Room placement for Vandersteen Treo CT


I  am considering Vandersteen Treo CT's for purchase. In doing some research on them I read they are very sensitive to room placement in order to achieve their best performance.  I've some limitations on where I could place them in my listening room. My listening room is approximately 13'x22' with a cathedral ceiling roughly 16' high from the floor in the center of the room. eight foot high where it meets the front and rear walls.. The speakers will be located on the front long wall equally spaced from the center of that wall. There are a fair amount of furnishings in the room, furniture, built in bookshelves, a library table etc. 

My first questions is, what is the closest I could place the Treo's from the wall, I think "Johnny from AudioConnections" said, you might be able to place them as close as "seven to fourteen inches" from the wall, but I can't find the reference.
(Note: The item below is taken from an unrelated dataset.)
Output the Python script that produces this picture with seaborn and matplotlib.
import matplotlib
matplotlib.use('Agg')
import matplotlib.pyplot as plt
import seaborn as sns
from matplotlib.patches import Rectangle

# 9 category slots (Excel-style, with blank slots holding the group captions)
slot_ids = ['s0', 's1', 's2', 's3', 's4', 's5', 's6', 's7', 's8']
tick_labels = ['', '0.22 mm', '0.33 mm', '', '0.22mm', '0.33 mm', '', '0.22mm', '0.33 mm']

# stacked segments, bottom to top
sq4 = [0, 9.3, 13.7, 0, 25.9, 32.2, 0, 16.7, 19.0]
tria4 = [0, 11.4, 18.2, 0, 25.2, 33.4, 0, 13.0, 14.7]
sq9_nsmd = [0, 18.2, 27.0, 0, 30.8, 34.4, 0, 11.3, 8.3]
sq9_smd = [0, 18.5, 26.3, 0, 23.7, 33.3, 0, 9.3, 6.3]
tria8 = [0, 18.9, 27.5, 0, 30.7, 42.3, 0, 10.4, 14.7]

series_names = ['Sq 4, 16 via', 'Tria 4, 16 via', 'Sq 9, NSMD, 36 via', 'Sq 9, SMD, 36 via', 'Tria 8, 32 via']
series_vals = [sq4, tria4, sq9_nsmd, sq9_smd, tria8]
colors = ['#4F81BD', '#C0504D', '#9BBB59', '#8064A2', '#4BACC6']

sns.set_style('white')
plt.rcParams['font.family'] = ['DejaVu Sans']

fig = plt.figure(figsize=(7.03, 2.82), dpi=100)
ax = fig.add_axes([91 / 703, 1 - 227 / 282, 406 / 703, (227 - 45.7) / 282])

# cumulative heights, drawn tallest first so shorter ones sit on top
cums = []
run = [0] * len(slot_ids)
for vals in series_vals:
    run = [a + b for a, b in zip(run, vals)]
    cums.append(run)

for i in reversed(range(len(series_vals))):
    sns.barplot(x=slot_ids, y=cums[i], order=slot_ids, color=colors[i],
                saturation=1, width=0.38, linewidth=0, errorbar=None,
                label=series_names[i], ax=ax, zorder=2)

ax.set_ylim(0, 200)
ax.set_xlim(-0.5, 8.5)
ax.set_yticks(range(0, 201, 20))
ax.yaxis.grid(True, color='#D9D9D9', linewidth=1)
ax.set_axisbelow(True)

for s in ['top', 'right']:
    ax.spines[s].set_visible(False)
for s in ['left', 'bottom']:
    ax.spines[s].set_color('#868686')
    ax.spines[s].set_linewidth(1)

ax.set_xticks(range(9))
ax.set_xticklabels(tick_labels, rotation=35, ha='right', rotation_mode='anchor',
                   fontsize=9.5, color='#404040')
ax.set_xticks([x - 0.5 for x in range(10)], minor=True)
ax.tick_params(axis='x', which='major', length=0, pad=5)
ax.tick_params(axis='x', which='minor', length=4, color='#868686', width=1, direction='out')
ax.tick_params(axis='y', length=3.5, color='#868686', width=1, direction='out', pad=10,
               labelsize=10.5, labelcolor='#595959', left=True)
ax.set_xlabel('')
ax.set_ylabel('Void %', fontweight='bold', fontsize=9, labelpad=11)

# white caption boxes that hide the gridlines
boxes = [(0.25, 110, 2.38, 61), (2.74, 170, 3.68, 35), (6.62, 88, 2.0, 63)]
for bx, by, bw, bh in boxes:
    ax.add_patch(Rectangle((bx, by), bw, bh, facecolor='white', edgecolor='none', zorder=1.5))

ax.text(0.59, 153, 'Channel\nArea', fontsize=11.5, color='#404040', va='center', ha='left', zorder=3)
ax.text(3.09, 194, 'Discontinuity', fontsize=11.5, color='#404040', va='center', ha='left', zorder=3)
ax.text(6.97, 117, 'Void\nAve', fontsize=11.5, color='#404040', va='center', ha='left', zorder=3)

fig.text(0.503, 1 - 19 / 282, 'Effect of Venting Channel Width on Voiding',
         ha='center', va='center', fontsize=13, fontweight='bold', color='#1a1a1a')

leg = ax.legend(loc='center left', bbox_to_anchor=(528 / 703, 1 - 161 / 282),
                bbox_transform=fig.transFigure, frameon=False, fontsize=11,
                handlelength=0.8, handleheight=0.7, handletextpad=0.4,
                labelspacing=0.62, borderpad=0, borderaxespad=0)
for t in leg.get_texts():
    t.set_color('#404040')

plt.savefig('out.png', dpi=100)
Somebody else said wall placement was okay as it would reinforce the bass output, which the Treo would benefit from. I thought you were supposed to not put ported speakers near a wall, but these being bottom ported  maybe it doesn't matter.

The second question is, what would you guess to be the minimum distance they need to be from one another?  I have a four foot wide flat screen television centered on the front wall. I would love to be able to place the Treo's on either side of the flat screen, with the outside edges of the Treo's being seven feet apart, but am afraid this might be too close together.  I could place them another two feet or so apart, but the speaker on the right side would then partially block the view of a built-in in 120 gallon aquarium which would not be ideal, but doable.

What do you think?  I would appreciate your experience and guidance here. Thanks

Michael

skyscraper
Ctsooner, I did control the volume at both dealerships I auditioned speakers at today. Mostly because the owner/staffpersons there handed the remote to me at the beginning of each audition. I did raing and lowering the volume and listening bot inside and outside the listening room.

It seems some speakers address phase coherence electronically within the crossovers, such as the Magicos, while others like the Vandersteen do it by speaker placement/arrangement within the cabinet design, I asked about that today having read a reference to that in one review.

Audionoobie, I'll have to run that Ray Brown down. It must be good, having earned multiple recommendations here.
Awesome stuff.  keep us posted on things.  I spoke to Jonny and Richard on my Quatro placement recently. I have MS and can't physically move things, so I rely on having friends come listen and help (son in law is strong like bull).  

I'm going to purchase a 3" piece of granite (three 1" pieces epoxied) and have them finish the edges and then I'll change the rake of the speakers (I think Richard said it would be 4 extra spacers on the spikes for a 3" lift).  I am going to move mine out from about 4" or so to about 16" I think I measured to see if that does anything to the sound.  Once I find the best position in my room, then they will stay there forever on top of the slabs.  It's good to have a great dealer who cares after the sale as much as during as well as a company who will even take calls from a schlep like me, lol.  Oh, I don't fly or build airplanes, other than balsa wood ones....

Hey, wait, Richard MAKES cones out of balsa wood.....I guess we do have something in common along with Tomic!  ;)
Good luck on your placement fine tuning ctsooner. If you lived nearby I'd give you a hand with moving those speakers around. 

Mike
The Ray Brown "Soular Energy" recording is really something special. I believe it takes a really good loudspeaker system with fast (read, no lingering of one bass note into another) bass to accurately reproduce Ray's standup bass. I think this is one of the reasons Richard V. uses this recording to set up the bass levels on his speakers. As tomic601 has said, quality, not quantity.